The government in 2004 initiated the ‘Bhashantek Rehabilitation Project’ in Mirpur for slum dwellers losing their shelters in eviction. The project, initially awarded to a private realtor North South Property Development Limited, was due to deliver 13,660 flats in five years ending in 2009. However, due to allegations of corruption and failure to deliver, the realtor’s contract was revoked and the project was later handed to National Housing Authority.
The cost of the project in the meantime has increased by at least Tk 70 crore and 823 lower income families, who paid money to the private realtor, have not received the flats. The government says the people have to settle their claims with the realtor while the North South authorities claim they would not take responsibility because their project was cancelled in the middle.
The project’s completion now due in June 2015, has been a major failure on the government’s part and suffered many poor families who invested their hard earned money for a better living, says Khan of Bangladesh Urban Forum.
The state currently does not have an urban policy ensuring inclusive growth for the lower, middle and high-income groups, say urban experts, which as a result puts the underprivileged communities into miserable living conditions (read interview on X4).

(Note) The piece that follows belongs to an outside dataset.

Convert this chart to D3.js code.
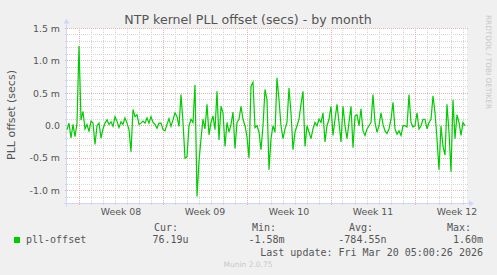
<!DOCTYPE html>
<html><head><meta charset="utf-8">
<script src="https://cdn.jsdelivr.net/npm/d3@7"></script>
<style>body{margin:0;background:#f0f0f0}svg{display:block}</style>
</head><body><svg id="c" width="497" height="275"></svg>
<script>
const chartTitle = "NTP kernel PLL offset (secs) - by month";
const yAxisTitle = "PLL offset (secs)";
const seriesName = "pll-offset";
const startTime = Date.UTC(2026, 1, 15, 0, 0, 0);
const stepHours = 4;
// offset values in milliseconds (m)
const offsetMs = [
 -0.06, 0.04, -0.19, 0.02, -0.17, 0.04, 1.23, 0.09, 0.22, -0.05,
 0.02, -0.09, 0.07, 0.04, -0.29, 0.0, 0.04, -0.19, -0.05, 0.04,
 0.09, 0.02, 0.06, -0.01, 0.14, 0.07, -0.03, 0.06, 0.02, 0.12,
 0.04, -0.06, -0.40, 0.25, 0.14, 0.17, 0.02, 0.04, 0.07, 0.04,
 0.12, 0.04, 0.14, 0.05, 0.02, -0.04, 0.04, 0.04, -0.06, -0.08,
 0.02, 0.11, -0.01, 0.09, 0.20, 0.14, -0.01, 0.48, 0.05, -0.50,
 -0.48, 0.0, 0.10, 0.05, 0.63, -1.09, -0.55, -0.20, 0.10, -0.05,
 0.33, -0.14, 0.05, 0.15, -0.06, 0.53, -0.22, 0.30, 0.20, -0.32,
 0.05, -0.10, 0.02, 0.21, -0.35, 0.05, 0.10, 0.30, 0.10, 0.0,
 -0.17, -0.50, 0.61, 0.67, -0.03, 0.0, -0.10, -0.37, 0.0, 0.56,
 0.40, -0.68, -0.20, 0.0, -0.10, 0.74, 0.40, 0.0, -0.20, -0.05,
 0.05, 0.58, 0.20, -0.37, -0.10, 0.0, 0.10, 0.33, 0.53, -0.32,
 0.0, -0.10, -0.20, -0.05, 0.05, 0.0, 0.10, 0.05, 0.20, -0.25,
 0.0, 0.10, 0.30, -0.15, 0.10, 0.33, 0.05, -0.25, 0.30, 0.0,
 -0.20, 0.05, 0.30, -0.34, 0.15, 0.17, 0.0, 0.26, -0.08, -0.15,
 -0.05, 0.0, 0.05, 0.48, 0.05, -0.10, 0.0, 0.20, 0.02, -0.08,
 -0.12, -0.05, 0.10, 0.36, -0.05, -0.13, -0.08, -0.15, 0.0, 0.0,
 -0.02, 0.48, 0.05, -0.02, 0.0, 0.20, -0.05, 0.0, 0.10, 0.10,
 -0.05, 0.05, 0.10, 0.46, 0.20, -0.20, -0.68, 0.0, -0.32, -0.45,
 0.33, -0.10, -0.71, 0.40, -0.20, 0.17, 0.05, -0.15, 0.05, 0.0
];
const yTickValues = [-1.0, -0.5, 0, 0.5, 1.0, 1.5];
const yTickLabels = ["-1.0 m", "-0.5 m", "0.0", "0.5 m", "1.0 m", "1.5 m"];
const weekLabels = ["Week 08", "Week 09", "Week 10", "Week 11", "Week 12"];
const weekStarts = [[2026,1,16],[2026,1,23],[2026,2,2],[2026,2,9],[2026,2,16]];
const legendHeaders = ["Cur:", "Min:", "Avg:", "Max:"];
const legendValues = ["76.19u", "-1.58m", "-784.55n", "1.60m"];
const lastUpdate = "Last update: Fri Mar 20 05:00:26 2026";
const watermark = "RRDTOOL / TOBI OETIKER";
const footer = "Munin 2.0.75";

const svg = d3.select("#c");
const L = 67, R = 467, T = 28.5, B = 203.5;
const DAY = 86400000;
const x = d3.scaleUtc().domain([new Date(startTime), new Date(startTime + DAY * 400 / 12)]).range([L, R]);
const y = d3.scaleLinear().domain([-1.2, 1.5]).range([B, T]);
const px = v => Math.floor(v) + 0.5;

svg.append("rect").attr("width", 497).attr("height", 275).attr("fill", "#f0f0f0");
svg.append("rect").attr("x", L).attr("y", T).attr("width", R - L).attr("height", B - T).attr("fill", "#fff");

const minorCol = "#d6d6d6", majorCol = "#eab0b0", axisCol = "#cfd6f8", textCol = "#555";

// vertical minor grid (days)
const days = d3.utcDay.range(new Date(startTime + DAY), x.domain()[1]);
svg.append("g").selectAll("line").data(days).join("line")
  .attr("x1", d => px(x(d))).attr("x2", d => px(x(d)))
  .attr("y1", T - 0.5).attr("y2", B + 2)
  .attr("stroke", minorCol).attr("stroke-dasharray", "1,1");
// horizontal minor grid
const minors = d3.range(-11, 16).map(v => v / 10);
svg.append("g").selectAll("line").data(minors).join("line")
  .attr("x1", L - 2).attr("x2", R + 1)
  .attr("y1", d => px(y(d))).attr("y2", d => px(y(d)))
  .attr("stroke", minorCol).attr("stroke-dasharray", "1,1");
// major grid
const weekDates = weekStarts.map(a => new Date(Date.UTC(a[0], a[1], a[2])));
svg.append("g").selectAll("line").data(weekDates).join("line")
  .attr("x1", d => px(x(d))).attr("x2", d => px(x(d)))
  .attr("y1", T - 0.5).attr("y2", B + 2)
  .attr("stroke", majorCol).attr("stroke-dasharray", "1,1");
svg.append("g").selectAll("line").data(yTickValues).join("line")
  .attr("x1", L - 2).attr("x2", R + 1)
  .attr("y1", d => px(y(d))).attr("y2", d => px(y(d)))
  .attr("stroke", majorCol).attr("stroke-dasharray", "1,1");

// axes
svg.append("line").attr("x1", L - 0.5).attr("x2", L - 0.5).attr("y1", B + 3).attr("y2", T - 6).attr("stroke", axisCol);
svg.append("path").attr("d", `M${L-3.5},${T-5} L${L-0.5},${T-10} L${L+2.5},${T-5} Z`).attr("fill", axisCol);
svg.append("line").attr("x1", L - 3).attr("x2", R + 3).attr("y1", B + 0).attr("y2", B + 0).attr("stroke", axisCol);
svg.append("path").attr("d", `M${R+2},${B-3} L${R+7},${B} L${R+2},${B+3} Z`).attr("fill", axisCol);

// y tick labels
svg.append("g").selectAll("text").data(yTickValues).join("text")
  .attr("x", 60).attr("y", d => y(d)).attr("dy", "0.35em")
  .attr("text-anchor", "end").attr("font-family", "DejaVu Sans").attr("font-size", 9.4)
  .attr("fill", textCol).text((d, i) => yTickLabels[i]);
// x week labels
svg.append("g").selectAll("text").data(weekDates).join("text")
  .attr("x", d => x(new Date(+d + 3.5 * DAY))).attr("y", 215)
  .attr("text-anchor", "middle").attr("font-family", "DejaVu Sans").attr("font-size", 9.4)
  .attr("fill", textCol).text((d, i) => weekLabels[i]);

// data line
const data = offsetMs.map((v, i) => ({ t: new Date(startTime + i * stepHours * 3600000), v }));
svg.append("path").datum(data)
  .attr("d", d3.line().x(d => x(d.t)).y(d => y(d.v)))
  .attr("fill", "none").attr("stroke", "#00cc00").attr("stroke-width", 1.2);

// titles
svg.append("text").attr("x", 248).attr("y", 23.5).attr("text-anchor", "middle")
  .attr("font-family", "DejaVu Sans").attr("font-size", 12.6).attr("fill", textCol).text(chartTitle);
svg.append("text").attr("transform", "translate(15,115) rotate(-90)").attr("text-anchor", "middle")
  .attr("font-family", "DejaVu Sans").attr("font-size", 11).attr("fill", textCol).text(yAxisTitle);
svg.append("text").attr("transform", "translate(486,15) rotate(90)").attr("text-anchor", "start")
  .attr("font-family", "DejaVu Sans").attr("font-size", 7.3).attr("fill", "#c8c8c8").text(watermark);

// legend
const mono = "DejaVu Sans Mono";
svg.append("rect").attr("x", 14).attr("y", 237).attr("width", 6).attr("height", 6).attr("fill", "#00cc00");
svg.append("text").attr("x", 26).attr("y", 243).attr("font-family", mono).attr("font-size", 10).attr("fill", textCol).text(seriesName);
const hx = [154, 252, 349, 447];
const vx = [188.5, 284.5, 386.5, 483];
svg.append("g").selectAll("text").data(legendHeaders).join("text")
  .attr("x", (d, i) => hx[i]).attr("y", 231).attr("font-family", mono).attr("font-size", 10)
  .attr("fill", textCol).text(d => d);
svg.append("g").selectAll("text").data(legendValues).join("text")
  .attr("x", (d, i) => vx[i]).attr("y", 243).attr("text-anchor", "end").attr("font-family", mono).attr("font-size", 10)
  .attr("fill", textCol).text(d => d);
svg.append("text").attr("x", 483).attr("y", 255.5).attr("text-anchor", "end").attr("font-family", mono)
  .attr("font-size", 10).attr("fill", textCol).text(lastUpdate);
svg.append("text").attr("x", 248).attr("y", 267).attr("text-anchor", "middle").attr("font-family", "DejaVu Sans")
  .attr("font-size", 7.5).attr("fill", "#c8c8c8").text(footer);
</script></body></html>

The Local Government and Rural Development ministry drafted an urban policy in 2007 but since then it has only been through several revision and discussion without any fruition. The policy is a framework, which would define guidelines for Acts and laws related to urbanisation and participatory urban development.
An inter-ministerial meeting is due this month to decide the future of the urban policy while in the meanwhile the rich get richer and poor get poorer because of a rise in the cost of their living.